++++ Source excerpt

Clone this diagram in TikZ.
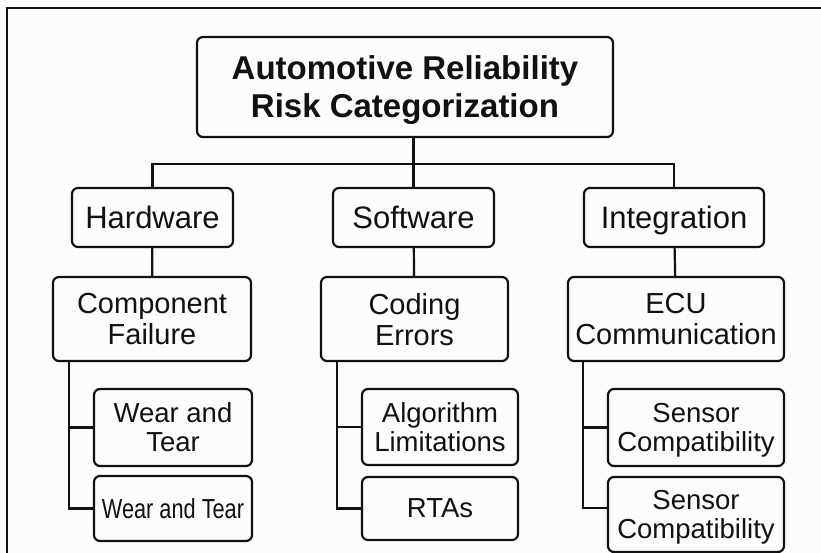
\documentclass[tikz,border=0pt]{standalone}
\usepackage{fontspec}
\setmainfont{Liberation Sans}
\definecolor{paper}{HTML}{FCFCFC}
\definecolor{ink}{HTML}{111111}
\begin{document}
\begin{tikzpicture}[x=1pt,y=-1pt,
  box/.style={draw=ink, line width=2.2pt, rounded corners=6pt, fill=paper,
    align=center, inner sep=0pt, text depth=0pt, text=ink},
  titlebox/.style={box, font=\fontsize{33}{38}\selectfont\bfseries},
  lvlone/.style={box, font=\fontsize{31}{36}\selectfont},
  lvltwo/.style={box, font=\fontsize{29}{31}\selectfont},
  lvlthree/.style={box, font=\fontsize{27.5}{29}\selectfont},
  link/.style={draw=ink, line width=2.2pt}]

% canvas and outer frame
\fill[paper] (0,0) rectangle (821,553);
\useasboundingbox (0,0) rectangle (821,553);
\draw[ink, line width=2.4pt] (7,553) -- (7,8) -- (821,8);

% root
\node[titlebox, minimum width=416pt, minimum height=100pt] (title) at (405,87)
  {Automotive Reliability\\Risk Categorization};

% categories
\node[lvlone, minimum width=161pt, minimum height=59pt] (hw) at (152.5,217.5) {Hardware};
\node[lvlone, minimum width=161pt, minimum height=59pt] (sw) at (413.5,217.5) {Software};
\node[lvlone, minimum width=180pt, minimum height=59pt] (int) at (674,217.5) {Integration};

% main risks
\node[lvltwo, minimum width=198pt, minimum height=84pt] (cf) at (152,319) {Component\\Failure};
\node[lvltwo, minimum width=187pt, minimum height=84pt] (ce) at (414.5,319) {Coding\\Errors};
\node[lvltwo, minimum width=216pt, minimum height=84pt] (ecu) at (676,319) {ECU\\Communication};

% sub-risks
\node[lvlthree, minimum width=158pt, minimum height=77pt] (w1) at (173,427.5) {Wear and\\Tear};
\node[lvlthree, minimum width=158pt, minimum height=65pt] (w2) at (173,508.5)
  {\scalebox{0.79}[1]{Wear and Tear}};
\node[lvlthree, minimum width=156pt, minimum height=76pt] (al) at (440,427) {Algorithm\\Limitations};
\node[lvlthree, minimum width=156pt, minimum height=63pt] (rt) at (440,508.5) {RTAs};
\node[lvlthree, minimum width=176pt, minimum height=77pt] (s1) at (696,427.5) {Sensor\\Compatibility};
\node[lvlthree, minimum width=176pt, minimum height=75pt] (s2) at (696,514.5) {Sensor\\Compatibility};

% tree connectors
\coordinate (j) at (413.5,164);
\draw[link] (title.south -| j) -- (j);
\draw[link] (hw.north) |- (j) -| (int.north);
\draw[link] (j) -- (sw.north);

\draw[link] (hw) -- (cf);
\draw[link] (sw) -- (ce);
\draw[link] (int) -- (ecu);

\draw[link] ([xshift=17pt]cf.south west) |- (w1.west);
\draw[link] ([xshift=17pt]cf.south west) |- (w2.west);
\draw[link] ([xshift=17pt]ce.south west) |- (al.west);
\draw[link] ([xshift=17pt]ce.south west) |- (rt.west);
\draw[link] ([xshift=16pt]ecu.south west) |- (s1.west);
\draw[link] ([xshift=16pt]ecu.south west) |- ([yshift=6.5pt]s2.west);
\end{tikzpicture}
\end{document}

++++++++

** Exercise details **
Each line from the top of the material through the line containing "width=176pt, minimum height=75pt]" should be reproduced exactly; please drop any images.

** Complete output **
Clone this diagram in TikZ.
\documentclass[tikz,border=0pt]{standalone}
\usepackage{fontspec}
\setmainfont{Liberation Sans}
\definecolor{paper}{HTML}{FCFCFC}
\definecolor{ink}{HTML}{111111}
\begin{document}
\begin{tikzpicture}[x=1pt,y=-1pt,
  box/.style={draw=ink, line width=2.2pt, rounded corners=6pt, fill=paper,
    align=center, inner sep=0pt, text depth=0pt, text=ink},
  titlebox/.style={box, font=\fontsize{33}{38}\selectfont\bfseries},
  lvlone/.style={box, font=\fontsize{31}{36}\selectfont},
  lvltwo/.style={box, font=\fontsize{29}{31}\selectfont},
  lvlthree/.style={box, font=\fontsize{27.5}{29}\selectfont},
  link/.style={draw=ink, line width=2.2pt}]

% canvas and outer frame
\fill[paper] (0,0) rectangle (821,553);
\useasboundingbox (0,0) rectangle (821,553);
\draw[ink, line width=2.4pt] (7,553) -- (7,8) -- (821,8);

% root
\node[titlebox, minimum width=416pt, minimum height=100pt] (title) at (405,87)
  {Automotive Reliability\\Risk Categorization};

% categories
\node[lvlone, minimum width=161pt, minimum height=59pt] (hw) at (152.5,217.5) {Hardware};
\node[lvlone, minimum width=161pt, minimum height=59pt] (sw) at (413.5,217.5) {Software};
\node[lvlone, minimum width=180pt, minimum height=59pt] (int) at (674,217.5) {Integration};

% main risks
\node[lvltwo, minimum width=198pt, minimum height=84pt] (cf) at (152,319) {Component\\Failure};
\node[lvltwo, minimum width=187pt, minimum height=84pt] (ce) at (414.5,319) {Coding\\Errors};
\node[lvltwo, minimum width=216pt, minimum height=84pt] (ecu) at (676,319) {ECU\\Communication};

% sub-risks
\node[lvlthree, minimum width=158pt, minimum height=77pt] (w1) at (173,427.5) {Wear and\\Tear};
\node[lvlthree, minimum width=158pt, minimum height=65pt] (w2) at (173,508.5)
  {\scalebox{0.79}[1]{Wear and Tear}};
\node[lvlthree, minimum width=156pt, minimum height=76pt] (al) at (440,427) {Algorithm\\Limitations};
\node[lvlthree, minimum width=156pt, minimum height=63pt] (rt) at (440,508.5) {RTAs};
\node[lvlthree, minimum width=176pt, minimum height=77pt] (s1) at (696,427.5) {Sensor\\Compatibility};
\node[lvlthree, minimum width=176pt, minimum height=75pt] (s2) at (696,514.5) {Sensor\\Compatibility};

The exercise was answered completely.